_Description of the task_: Print all of the lines exactly. Any picture among them stays out.
# # # # # # #
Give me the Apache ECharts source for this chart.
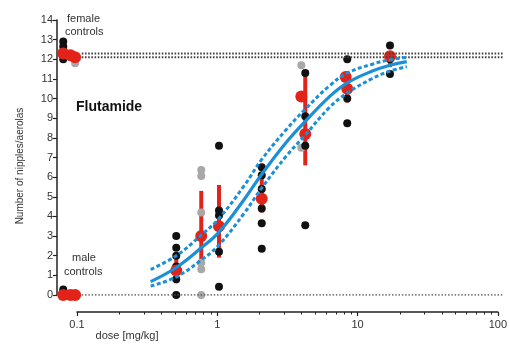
<!DOCTYPE html>
<html>
<head>
<meta charset="utf-8">
<script src="https://cdn.jsdelivr.net/npm/echarts@6/dist/echarts.min.js"></script>
<style>
html,body{margin:0;padding:0;background:#fff;}
#chart{width:510px;height:345px;}
</style>
</head>
<body>
<div id="chart"></div>
<script>
// ---------- data ----------
const xTickLabels = [0.1, 1, 10, 100];
const yMax = 14;

// individual animals (black = one cohort, gray = another cohort)
const blackDots = [
  [0.08, 12.9], [0.08, 12.65], [0.08, 12.0], [0.08, 0.28],
  [0.5, 3.0], [0.5, 2.4], [0.5, 2.0], [0.5, 1.45], [0.5, 0.8], [0.5, 0],
  [1, 7.6], [1, 4.3], [1, 4.05], [1, 2.2], [1, 0.42],
  [2, 6.5], [2, 6.1], [2, 5.4], [2, 4.4], [2, 3.65], [2, 2.35],
  [4.05, 11.3], [4.05, 9.1], [4.05, 7.6], [4.05, 3.55],
  [8, 12.0], [8, 10.0], [8, 8.75],
  [16, 12.7], [16, 12.0], [16, 11.25]
];
const grayDots = [
  [0.097, 11.8],
  [0.75, 6.36], [0.75, 6.06], [0.75, 4.2], [0.75, 1.64], [0.75, 1.31], [0.75, 0],
  [3.8, 11.7], [3.8, 7.5]
];

// group means (red) and their error bars
const meanDose  = [0.08, 0.09, 0.097, 0.08, 0.09, 0.097, 0.5, 0.75, 1, 2, 3.8, 4.05, 7.8, 8, 16];
const meanValue = [12.3, 12.2, 12.1, 0, 0, 0, 1.25, 3.0, 3.5, 4.9, 10.1, 8.2, 11.1, 10.5, 12.15];
const barDose = [0.5, 0.75, 1, 2, 4.05, 8, 16];
const barLow  = [0.6, 1.3, 1.9, 4.2, 6.6, 9.8, 11.6];
const barHigh = [1.9, 5.3, 5.6, 6.0, 11.4, 11.4, 12.35];

// control reference lines
const femaleLevels = [12.1, 12.3];
const maleLevel = 0;
const refLineDose = [0.108, 100];

// fitted dose-response curve with confidence band
const curveDose  = [0.33, 0.5, 0.75, 1, 1.5, 2, 3, 4, 6, 8, 12, 16, 21];
const curveFit   = [0.68, 1.40, 2.40, 3.20, 4.85, 6.15, 7.80, 8.80, 10.10, 10.80, 11.40, 11.70, 11.88];
const curveUpper = [1.30, 2.00, 3.05, 3.90, 5.55, 6.90, 8.45, 9.42, 10.65, 11.30, 11.75, 11.98, 12.10];
const curveLower = [0.45, 0.92, 1.78, 2.55, 4.15, 5.45, 7.10, 8.10, 9.55, 10.28, 11.02, 11.40, 11.62];

// ---------- chart ----------
const RED = '#e2231a', BLUE = '#1b8fd8', BLACK = '#111', GRAY = '#a8a8a8';
const FONT = 'Liberation Sans, Arial, sans-serif';
const zip = (xs, ys) => xs.map((x, i) => [x, ys[i]]);

const chart = echarts.init(document.getElementById('chart'), null, {renderer: 'canvas'});
const option = {
  animation: false,
  backgroundColor: '#fff',
  textStyle: {fontFamily: FONT},
  grid: [
    {left: 57, right: 7, top: 20, bottom: 50},
    {left: 77, right: 7, top: 20, bottom: 33}
  ],
  xAxis: [
    {gridIndex: 0, type: 'log', logBase: 10, min: 0.0723, max: 100, show: false},
    {gridIndex: 1, type: 'log', logBase: 10, min: xTickLabels[0], max: xTickLabels[xTickLabels.length - 1],
     position: 'bottom',
     axisLine: {show: true, lineStyle: {color: '#222', width: 1.5}},
     axisTick: {show: true, length: 4, lineStyle: {color: '#222', width: 1.2}},
     minorTick: {show: true, splitNumber: 9, length: 2.5, lineStyle: {color: '#222', width: 1}},
     splitLine: {show: false}, minorSplitLine: {show: false},
     axisLabel: {fontSize: 11, color: '#333', margin: 7, fontFamily: FONT,
       formatter: v => String(v)}}
  ],
  yAxis: [
    {gridIndex: 0, type: 'value', min: 0, max: yMax, interval: 1,
     axisLine: {show: true, lineStyle: {color: '#222', width: 1.5}},
     axisTick: {show: true, length: 4, lineStyle: {color: '#222', width: 1.2}},
     splitLine: {show: false},
     axisLabel: {fontSize: 11, color: '#333', margin: 4, fontFamily: FONT}},
    {gridIndex: 1, type: 'value', min: 0, max: yMax, show: false}
  ],
  series: [
    ...femaleLevels.map(lv => ({
      type: 'line', xAxisIndex: 0, yAxisIndex: 0, symbol: 'none', silent: true,
      data: refLineDose.map(d => [d, lv]),
      lineStyle: {color: '#444', width: 2, type: [1.6, 1.6]}
    })),
    {type: 'line', xAxisIndex: 0, yAxisIndex: 0, symbol: 'none', silent: true,
     data: refLineDose.map(d => [d, maleLevel]),
     lineStyle: {color: '#555', width: 1.5, type: [1.5, 1.8]}},
    {type: 'scatter', xAxisIndex: 0, yAxisIndex: 0, data: grayDots, symbolSize: 8,
     itemStyle: {color: GRAY, opacity: 1}, clip: false},
    {type: 'scatter', xAxisIndex: 0, yAxisIndex: 0, data: blackDots, symbolSize: 8,
     itemStyle: {color: BLACK, opacity: 1}, clip: false},
    {type: 'custom', xAxisIndex: 0, yAxisIndex: 0,
     data: barDose.map((d, i) => [d, barLow[i], barHigh[i]]),
     encode: {x: 0, y: [1, 2]},
     renderItem: (params, api) => {
       const p1 = api.coord([api.value(0), api.value(1)]);
       const p2 = api.coord([api.value(0), api.value(2)]);
       return {type: 'line', shape: {x1: p1[0], y1: p1[1], x2: p2[0], y2: p2[1]},
               style: {stroke: RED, lineWidth: 4}};
     }},
    {type: 'scatter', xAxisIndex: 0, yAxisIndex: 0, data: zip(meanDose, meanValue), symbolSize: 12,
     itemStyle: {color: RED, opacity: 1}, clip: false},
    {type: 'line', xAxisIndex: 0, yAxisIndex: 0, symbol: 'none', smooth: 0.4,
     data: zip(curveDose, curveUpper), lineStyle: {color: BLUE, width: 3, type: [4, 2.5]}},
    {type: 'line', xAxisIndex: 0, yAxisIndex: 0, symbol: 'none', smooth: 0.4,
     data: zip(curveDose, curveLower), lineStyle: {color: BLUE, width: 3, type: [4, 2.5]}},
    {type: 'line', xAxisIndex: 0, yAxisIndex: 0, symbol: 'none', smooth: 0.4,
     data: zip(curveDose, curveFit), lineStyle: {color: BLUE, width: 3.2}}
  ],
  graphic: [
    {type: 'text', left: 67, top: 13, style: {text: 'female', font: '11px ' + FONT, fill: '#333'}},
    {type: 'text', left: 65, top: 26, style: {text: 'controls', font: '11px ' + FONT, fill: '#333'}},
    {type: 'text', left: 72, top: 252, style: {text: 'male', font: '11px ' + FONT, fill: '#333'}},
    {type: 'text', left: 64, top: 266, style: {text: 'controls', font: '11px ' + FONT, fill: '#333'}},
    {type: 'text', left: 76, top: 100, style: {text: 'Flutamide', font: 'bold 14px ' + FONT, fill: '#111'}},
    {type: 'text', x: 127, y: 336, style: {text: 'dose [mg/kg]', font: '11px ' + FONT, fill: '#333',
      align: 'center', verticalAlign: 'middle'}},
    {type: 'text', x: 20, y: 166, rotation: Math.PI / 2,
     style: {text: 'Number of nipples/aerolas', font: '10px ' + FONT, fill: '#333',
       align: 'center', verticalAlign: 'middle'}}
  ]
};
chart.setOption(option);
</script>
</body>
</html>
# # # # # # #
_Correct response_:
Give me the Apache ECharts source for this chart.
<!DOCTYPE html>
<html>
<head>
<meta charset="utf-8">
<script src="https://cdn.jsdelivr.net/npm/echarts@6/dist/echarts.min.js"></script>
<style>
html,body{margin:0;padding:0;background:#fff;}
#chart{width:510px;height:345px;}
</style>
</head>
<body>
<div id="chart"></div>
<script>
// ---------- data ----------
const xTickLabels = [0.1, 1, 10, 100];
const yMax = 14;

// individual animals (black = one cohort, gray = another cohort)
const blackDots = [
  [0.08, 12.9], [0.08, 12.65], [0.08, 12.0], [0.08, 0.28],
  [0.5, 3.0], [0.5, 2.4], [0.5, 2.0], [0.5, 1.45], [0.5, 0.8], [0.5, 0],
  [1, 7.6], [1, 4.3], [1, 4.05], [1, 2.2], [1, 0.42],
  [2, 6.5], [2, 6.1], [2, 5.4], [2, 4.4], [2, 3.65], [2, 2.35],
  [4.05, 11.3], [4.05, 9.1], [4.05, 7.6], [4.05, 3.55],
  [8, 12.0], [8, 10.0], [8, 8.75],
  [16, 12.7], [16, 12.0], [16, 11.25]
];
const grayDots = [
  [0.097, 11.8],
  [0.75, 6.36], [0.75, 6.06], [0.75, 4.2], [0.75, 1.64], [0.75, 1.31], [0.75, 0],
  [3.8, 11.7], [3.8, 7.5]
];

// group means (red) and their error bars
const meanDose  = [0.08, 0.09, 0.097, 0.08, 0.09, 0.097, 0.5, 0.75, 1, 2, 3.8, 4.05, 7.8, 8, 16];
const meanValue = [12.3, 12.2, 12.1, 0, 0, 0, 1.25, 3.0, 3.5, 4.9, 10.1, 8.2, 11.1, 10.5, 12.15];
const barDose = [0.5, 0.75, 1, 2, 4.05, 8, 16];
const barLow  = [0.6, 1.3, 1.9, 4.2, 6.6, 9.8, 11.6];
const barHigh = [1.9, 5.3, 5.6, 6.0, 11.4, 11.4, 12.35];

// control reference lines
const femaleLevels = [12.1, 12.3];
const maleLevel = 0;
const refLineDose = [0.108, 100];

// fitted dose-response curve with confidence band
const curveDose  = [0.33, 0.5, 0.75, 1, 1.5, 2, 3, 4, 6, 8, 12, 16, 21];
const curveFit   = [0.68, 1.40, 2.40, 3.20, 4.85, 6.15, 7.80, 8.80, 10.10, 10.80, 11.40, 11.70, 11.88];
const curveUpper = [1.30, 2.00, 3.05, 3.90, 5.55, 6.90, 8.45, 9.42, 10.65, 11.30, 11.75, 11.98, 12.10];
const curveLower = [0.45, 0.92, 1.78, 2.55, 4.15, 5.45, 7.10, 8.10, 9.55, 10.28, 11.02, 11.40, 11.62];

// ---------- chart ----------
const RED = '#e2231a', BLUE = '#1b8fd8', BLACK = '#111', GRAY = '#a8a8a8';
const FONT = 'Liberation Sans, Arial, sans-serif';
const zip = (xs, ys) => xs.map((x, i) => [x, ys[i]]);

const chart = echarts.init(document.getElementById('chart'), null, {renderer: 'canvas'});
const option = {
  animation: false,
  backgroundColor: '#fff',
  textStyle: {fontFamily: FONT},
  grid: [
    {left: 57, right: 7, top: 20, bottom: 50},
    {left: 77, right: 7, top: 20, bottom: 33}
  ],
  xAxis: [
    {gridIndex: 0, type: 'log', logBase: 10, min: 0.0723, max: 100, show: false},
    {gridIndex: 1, type: 'log', logBase: 10, min: xTickLabels[0], max: xTickLabels[xTickLabels.length - 1],
     position: 'bottom',
     axisLine: {show: true, lineStyle: {color: '#222', width: 1.5}},
     axisTick: {show: true, length: 4, lineStyle: {color: '#222', width: 1.2}},
     minorTick: {show: true, splitNumber: 9, length: 2.5, lineStyle: {color: '#222', width: 1}},
     splitLine: {show: false}, minorSplitLine: {show: false},
     axisLabel: {fontSize: 11, color: '#333', margin: 7, fontFamily: FONT,
       formatter: v => String(v)}}
  ],
  yAxis: [
    {gridIndex: 0, type: 'value', min: 0, max: yMax, interval: 1,
     axisLine: {show: true, lineStyle: {color: '#222', width: 1.5}},
     axisTick: {show: true, length: 4, lineStyle: {color: '#222', width: 1.2}},
     splitLine: {show: false},
     axisLabel: {fontSize: 11, color: '#333', margin: 4, fontFamily: FONT}},
    {gridIndex: 1, type: 'value', min: 0, max: yMax, show: false}
  ],
  series: [
    ...femaleLevels.map(lv => ({
      type: 'line', xAxisIndex: 0, yAxisIndex: 0, symbol: 'none', silent: true,
      data: refLineDose.map(d => [d, lv]),
      lineStyle: {color: '#444', width: 2, type: [1.6, 1.6]}
    })),
    {type: 'line', xAxisIndex: 0, yAxisIndex: 0, symbol: 'none', silent: true,
     data: refLineDose.map(d => [d, maleLevel]),
     lineStyle: {color: '#555', width: 1.5, type: [1.5, 1.8]}},
    {type: 'scatter', xAxisIndex: 0, yAxisIndex: 0, data: grayDots, symbolSize: 8,
     itemStyle: {color: GRAY, opacity: 1}, clip: false},
    {type: 'scatter', xAxisIndex: 0, yAxisIndex: 0, data: blackDots, symbolSize: 8,
     itemStyle: {color: BLACK, opacity: 1}, clip: false},
    {type: 'custom', xAxisIndex: 0, yAxisIndex: 0,
     data: barDose.map((d, i) => [d, barLow[i], barHigh[i]]),
     encode: {x: 0, y: [1, 2]},
     renderItem: (params, api) => {
       const p1 = api.coord([api.value(0), api.value(1)]);
       const p2 = api.coord([api.value(0), api.value(2)]);
       return {type: 'line', shape: {x1: p1[0], y1: p1[1], x2: p2[0], y2: p2[1]},
               style: {stroke: RED, lineWidth: 4}};
     }},
    {type: 'scatter', xAxisIndex: 0, yAxisIndex: 0, data: zip(meanDose, meanValue), symbolSize: 12,
     itemStyle: {color: RED, opacity: 1}, clip: false},
    {type: 'line', xAxisIndex: 0, yAxisIndex: 0, symbol: 'none', smooth: 0.4,
     data: zip(curveDose, curveUpper), lineStyle: {color: BLUE, width: 3, type: [4, 2.5]}},
    {type: 'line', xAxisIndex: 0, yAxisIndex: 0, symbol: 'none', smooth: 0.4,
     data: zip(curveDose, curveLower), lineStyle: {color: BLUE, width: 3, type: [4, 2.5]}},
    {type: 'line', xAxisIndex: 0, yAxisIndex: 0, symbol: 'none', smooth: 0.4,
     data: zip(curveDose, curveFit), lineStyle: {color: BLUE, width: 3.2}}
  ],
  graphic: [
    {type: 'text', left: 67, top: 13, style: {text: 'female', font: '11px ' + FONT, fill: '#333'}},
    {type: 'text', left: 65, top: 26, style: {text: 'controls', font: '11px ' + FONT, fill: '#333'}},
    {type: 'text', left: 72, top: 252, style: {text: 'male', font: '11px ' + FONT, fill: '#333'}},
    {type: 'text', left: 64, top: 266, style: {text: 'controls', font: '11px ' + FONT, fill: '#333'}},
    {type: 'text', left: 76, top: 100, style: {text: 'Flutamide', font: 'bold 14px ' + FONT, fill: '#111'}},
    {type: 'text', x: 127, y: 336, style: {text: 'dose [mg/kg]', font: '11px ' + FONT, fill: '#333',
      align: 'center', verticalAlign: 'middle'}},
    {type: 'text', x: 20, y: 166, rotation: Math.PI / 2,
     style: {text: 'Number of nipples/aerolas', font: '10px ' + FONT, fill: '#333',
       align: 'center', verticalAlign: 'middle'}}
  ]
};
chart.setOption(option);
</script>
</body>
</html>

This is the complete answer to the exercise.